## begin SOURCE RECORDS
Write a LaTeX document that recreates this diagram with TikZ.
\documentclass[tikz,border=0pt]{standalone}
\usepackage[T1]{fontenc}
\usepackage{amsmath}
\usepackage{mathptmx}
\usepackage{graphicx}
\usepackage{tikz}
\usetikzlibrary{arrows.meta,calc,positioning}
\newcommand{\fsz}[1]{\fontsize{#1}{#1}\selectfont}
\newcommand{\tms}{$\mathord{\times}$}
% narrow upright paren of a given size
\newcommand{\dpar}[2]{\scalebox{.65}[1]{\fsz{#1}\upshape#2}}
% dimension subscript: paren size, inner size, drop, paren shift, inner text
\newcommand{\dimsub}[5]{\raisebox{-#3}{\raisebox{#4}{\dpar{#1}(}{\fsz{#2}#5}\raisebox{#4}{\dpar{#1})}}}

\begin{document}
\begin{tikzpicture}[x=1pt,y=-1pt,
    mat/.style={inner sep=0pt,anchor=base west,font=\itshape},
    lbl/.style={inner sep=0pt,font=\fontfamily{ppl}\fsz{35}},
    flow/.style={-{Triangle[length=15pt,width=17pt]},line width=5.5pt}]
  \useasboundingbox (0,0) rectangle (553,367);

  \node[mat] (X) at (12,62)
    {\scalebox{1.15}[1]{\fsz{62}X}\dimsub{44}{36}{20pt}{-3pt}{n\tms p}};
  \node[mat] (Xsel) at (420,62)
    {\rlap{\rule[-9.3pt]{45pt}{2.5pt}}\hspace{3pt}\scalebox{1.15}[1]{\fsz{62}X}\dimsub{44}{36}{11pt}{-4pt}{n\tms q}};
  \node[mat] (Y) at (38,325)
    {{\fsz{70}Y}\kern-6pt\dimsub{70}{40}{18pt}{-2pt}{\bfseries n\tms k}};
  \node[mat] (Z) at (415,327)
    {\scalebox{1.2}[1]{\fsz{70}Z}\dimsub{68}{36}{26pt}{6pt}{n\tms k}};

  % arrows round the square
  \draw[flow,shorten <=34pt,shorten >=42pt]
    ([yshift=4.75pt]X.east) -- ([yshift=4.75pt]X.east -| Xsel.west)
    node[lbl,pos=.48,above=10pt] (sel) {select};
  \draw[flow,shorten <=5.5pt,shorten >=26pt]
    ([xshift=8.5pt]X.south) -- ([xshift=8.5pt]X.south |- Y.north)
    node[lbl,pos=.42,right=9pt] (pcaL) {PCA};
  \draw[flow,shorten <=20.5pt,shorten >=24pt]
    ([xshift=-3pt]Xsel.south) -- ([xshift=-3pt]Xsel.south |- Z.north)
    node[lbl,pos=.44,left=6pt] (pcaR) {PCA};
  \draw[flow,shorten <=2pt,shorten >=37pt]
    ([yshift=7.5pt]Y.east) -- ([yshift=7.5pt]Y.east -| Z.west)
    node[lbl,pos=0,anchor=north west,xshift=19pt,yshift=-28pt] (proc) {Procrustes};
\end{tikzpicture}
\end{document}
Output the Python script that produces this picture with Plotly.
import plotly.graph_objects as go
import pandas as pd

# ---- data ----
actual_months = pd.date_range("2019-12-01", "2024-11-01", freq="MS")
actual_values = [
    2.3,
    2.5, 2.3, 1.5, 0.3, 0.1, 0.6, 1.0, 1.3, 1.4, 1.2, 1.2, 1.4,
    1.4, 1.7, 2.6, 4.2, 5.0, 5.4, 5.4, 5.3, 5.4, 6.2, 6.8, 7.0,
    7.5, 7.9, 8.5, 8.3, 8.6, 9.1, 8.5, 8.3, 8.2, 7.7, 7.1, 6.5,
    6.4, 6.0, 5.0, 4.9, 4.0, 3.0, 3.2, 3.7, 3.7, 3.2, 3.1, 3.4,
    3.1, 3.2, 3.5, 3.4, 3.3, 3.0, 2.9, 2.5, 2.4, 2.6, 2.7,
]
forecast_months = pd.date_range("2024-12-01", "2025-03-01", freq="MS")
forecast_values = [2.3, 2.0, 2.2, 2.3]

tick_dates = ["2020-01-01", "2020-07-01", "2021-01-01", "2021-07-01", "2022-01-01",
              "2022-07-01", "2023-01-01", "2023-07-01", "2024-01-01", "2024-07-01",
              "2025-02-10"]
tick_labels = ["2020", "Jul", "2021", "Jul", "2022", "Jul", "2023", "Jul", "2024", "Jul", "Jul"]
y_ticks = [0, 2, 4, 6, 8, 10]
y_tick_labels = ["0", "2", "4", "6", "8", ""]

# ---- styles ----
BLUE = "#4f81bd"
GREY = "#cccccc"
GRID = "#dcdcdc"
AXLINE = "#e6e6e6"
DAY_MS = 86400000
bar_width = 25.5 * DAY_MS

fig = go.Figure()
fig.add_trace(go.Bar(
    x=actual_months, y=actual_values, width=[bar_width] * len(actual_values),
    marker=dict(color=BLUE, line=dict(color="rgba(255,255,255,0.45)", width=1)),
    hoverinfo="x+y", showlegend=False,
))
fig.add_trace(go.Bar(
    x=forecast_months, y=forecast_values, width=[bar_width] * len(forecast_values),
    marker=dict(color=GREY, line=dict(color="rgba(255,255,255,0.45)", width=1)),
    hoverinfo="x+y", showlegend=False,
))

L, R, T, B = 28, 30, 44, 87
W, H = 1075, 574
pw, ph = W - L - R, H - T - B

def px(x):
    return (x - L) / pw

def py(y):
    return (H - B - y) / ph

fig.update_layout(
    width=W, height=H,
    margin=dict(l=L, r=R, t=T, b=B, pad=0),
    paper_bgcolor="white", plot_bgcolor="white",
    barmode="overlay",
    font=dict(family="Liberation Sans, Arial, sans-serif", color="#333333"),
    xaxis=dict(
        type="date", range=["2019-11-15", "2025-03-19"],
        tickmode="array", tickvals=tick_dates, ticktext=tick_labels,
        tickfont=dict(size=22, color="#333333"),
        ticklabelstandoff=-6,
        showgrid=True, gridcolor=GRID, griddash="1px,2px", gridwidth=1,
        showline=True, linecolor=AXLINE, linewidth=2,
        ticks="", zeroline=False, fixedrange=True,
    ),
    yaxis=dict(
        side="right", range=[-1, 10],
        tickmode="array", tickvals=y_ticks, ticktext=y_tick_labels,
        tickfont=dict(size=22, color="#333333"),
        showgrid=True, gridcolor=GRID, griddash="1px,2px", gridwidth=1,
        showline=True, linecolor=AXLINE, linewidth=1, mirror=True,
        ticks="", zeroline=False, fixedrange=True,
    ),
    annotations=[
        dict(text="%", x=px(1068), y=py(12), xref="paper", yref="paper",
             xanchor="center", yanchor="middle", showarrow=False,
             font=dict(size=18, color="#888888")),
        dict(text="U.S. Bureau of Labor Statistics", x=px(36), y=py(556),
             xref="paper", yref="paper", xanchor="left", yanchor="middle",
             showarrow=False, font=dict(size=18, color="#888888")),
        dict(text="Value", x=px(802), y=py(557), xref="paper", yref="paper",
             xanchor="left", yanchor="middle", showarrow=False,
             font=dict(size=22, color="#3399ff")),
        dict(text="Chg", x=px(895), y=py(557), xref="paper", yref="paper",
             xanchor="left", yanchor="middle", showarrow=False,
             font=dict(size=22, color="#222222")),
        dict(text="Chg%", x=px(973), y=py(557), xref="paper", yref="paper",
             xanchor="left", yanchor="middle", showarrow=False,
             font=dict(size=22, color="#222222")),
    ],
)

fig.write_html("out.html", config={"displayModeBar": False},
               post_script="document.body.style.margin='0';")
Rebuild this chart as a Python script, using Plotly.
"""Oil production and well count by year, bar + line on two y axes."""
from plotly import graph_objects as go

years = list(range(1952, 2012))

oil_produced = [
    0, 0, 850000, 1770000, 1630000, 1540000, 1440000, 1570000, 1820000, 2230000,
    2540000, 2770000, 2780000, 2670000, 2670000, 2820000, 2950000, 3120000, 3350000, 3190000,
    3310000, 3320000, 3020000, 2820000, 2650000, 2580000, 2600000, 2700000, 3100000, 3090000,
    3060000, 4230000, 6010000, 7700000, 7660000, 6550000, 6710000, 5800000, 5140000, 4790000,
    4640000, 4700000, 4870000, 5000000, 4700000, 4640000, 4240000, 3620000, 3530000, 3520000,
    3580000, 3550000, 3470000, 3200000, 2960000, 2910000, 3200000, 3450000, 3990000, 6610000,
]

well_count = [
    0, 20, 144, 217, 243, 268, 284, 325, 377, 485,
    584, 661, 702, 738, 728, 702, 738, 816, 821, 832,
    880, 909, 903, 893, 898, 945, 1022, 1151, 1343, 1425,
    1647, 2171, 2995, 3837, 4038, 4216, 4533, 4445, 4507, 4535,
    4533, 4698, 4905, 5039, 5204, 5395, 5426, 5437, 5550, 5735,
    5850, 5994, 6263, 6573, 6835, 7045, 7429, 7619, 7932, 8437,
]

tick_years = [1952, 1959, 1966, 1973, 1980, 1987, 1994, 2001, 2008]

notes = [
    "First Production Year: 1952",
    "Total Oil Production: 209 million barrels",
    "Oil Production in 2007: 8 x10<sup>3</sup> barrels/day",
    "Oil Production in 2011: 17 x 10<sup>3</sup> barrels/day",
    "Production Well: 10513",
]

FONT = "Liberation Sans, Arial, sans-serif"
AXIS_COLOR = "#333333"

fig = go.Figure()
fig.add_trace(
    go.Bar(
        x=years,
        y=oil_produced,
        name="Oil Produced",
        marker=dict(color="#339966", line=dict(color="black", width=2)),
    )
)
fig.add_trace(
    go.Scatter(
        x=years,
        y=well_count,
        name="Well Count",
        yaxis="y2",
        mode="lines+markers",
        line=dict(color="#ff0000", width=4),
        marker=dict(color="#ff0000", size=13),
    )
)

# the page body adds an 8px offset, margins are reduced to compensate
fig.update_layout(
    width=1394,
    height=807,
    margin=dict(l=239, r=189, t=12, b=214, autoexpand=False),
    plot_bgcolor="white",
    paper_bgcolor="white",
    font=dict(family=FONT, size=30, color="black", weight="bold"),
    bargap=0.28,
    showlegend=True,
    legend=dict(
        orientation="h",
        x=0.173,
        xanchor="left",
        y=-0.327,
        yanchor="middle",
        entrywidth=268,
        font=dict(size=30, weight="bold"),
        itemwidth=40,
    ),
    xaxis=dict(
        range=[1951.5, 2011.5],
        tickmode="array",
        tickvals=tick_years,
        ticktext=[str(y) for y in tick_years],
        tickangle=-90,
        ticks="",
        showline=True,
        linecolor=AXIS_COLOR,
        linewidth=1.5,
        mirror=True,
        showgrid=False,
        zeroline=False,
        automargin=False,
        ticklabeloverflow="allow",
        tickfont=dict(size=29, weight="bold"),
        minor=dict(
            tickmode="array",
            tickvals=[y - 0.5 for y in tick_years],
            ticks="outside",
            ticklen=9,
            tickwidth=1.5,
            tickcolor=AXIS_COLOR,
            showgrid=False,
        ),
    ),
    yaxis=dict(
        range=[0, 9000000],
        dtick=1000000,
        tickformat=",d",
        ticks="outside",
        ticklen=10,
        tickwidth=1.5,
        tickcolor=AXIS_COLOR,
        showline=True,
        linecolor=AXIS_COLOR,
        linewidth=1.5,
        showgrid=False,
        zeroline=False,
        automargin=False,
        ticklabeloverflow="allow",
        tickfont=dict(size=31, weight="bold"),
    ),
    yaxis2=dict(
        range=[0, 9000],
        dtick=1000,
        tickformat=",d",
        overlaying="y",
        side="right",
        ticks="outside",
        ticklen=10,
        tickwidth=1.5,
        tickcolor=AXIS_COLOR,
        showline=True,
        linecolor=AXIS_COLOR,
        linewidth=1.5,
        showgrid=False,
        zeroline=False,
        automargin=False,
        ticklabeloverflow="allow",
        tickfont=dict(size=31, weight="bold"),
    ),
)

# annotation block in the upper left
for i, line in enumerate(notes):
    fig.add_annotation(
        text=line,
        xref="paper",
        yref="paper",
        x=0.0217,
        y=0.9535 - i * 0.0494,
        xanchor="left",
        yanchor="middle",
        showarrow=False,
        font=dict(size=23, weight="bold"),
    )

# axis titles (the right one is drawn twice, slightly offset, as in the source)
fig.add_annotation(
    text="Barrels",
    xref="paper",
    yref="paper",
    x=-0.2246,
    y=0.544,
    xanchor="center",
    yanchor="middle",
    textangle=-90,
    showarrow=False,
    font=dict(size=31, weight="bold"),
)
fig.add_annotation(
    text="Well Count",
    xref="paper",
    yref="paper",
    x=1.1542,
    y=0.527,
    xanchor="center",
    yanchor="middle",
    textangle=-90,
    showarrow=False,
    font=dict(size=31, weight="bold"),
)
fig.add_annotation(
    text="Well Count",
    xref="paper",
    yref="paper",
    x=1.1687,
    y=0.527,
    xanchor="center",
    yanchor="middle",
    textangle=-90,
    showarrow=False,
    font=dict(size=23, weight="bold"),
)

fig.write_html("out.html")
## end SOURCE RECORDS
◆ WHAT YOU WILL DO ◆
Please reproduce exactly the lines from the first one of the records above through the line containing "(0,0) rectangle (553,367);", both included, and nothing else.

◆ RESULT FOR THIS EXERCISE ◆
Write a LaTeX document that recreates this diagram with TikZ.
\documentclass[tikz,border=0pt]{standalone}
\usepackage[T1]{fontenc}
\usepackage{amsmath}
\usepackage{mathptmx}
\usepackage{graphicx}
\usepackage{tikz}
\usetikzlibrary{arrows.meta,calc,positioning}
\newcommand{\fsz}[1]{\fontsize{#1}{#1}\selectfont}
\newcommand{\tms}{$\mathord{\times}$}
% narrow upright paren of a given size
\newcommand{\dpar}[2]{\scalebox{.65}[1]{\fsz{#1}\upshape#2}}
% dimension subscript: paren size, inner size, drop, paren shift, inner text
\newcommand{\dimsub}[5]{\raisebox{-#3}{\raisebox{#4}{\dpar{#1}(}{\fsz{#2}#5}\raisebox{#4}{\dpar{#1})}}}

\begin{document}
\begin{tikzpicture}[x=1pt,y=-1pt,
    mat/.style={inner sep=0pt,anchor=base west,font=\itshape},
    lbl/.style={inner sep=0pt,font=\fontfamily{ppl}\fsz{35}},
    flow/.style={-{Triangle[length=15pt,width=17pt]},line width=5.5pt}]
  \useasboundingbox (0,0) rectangle (553,367);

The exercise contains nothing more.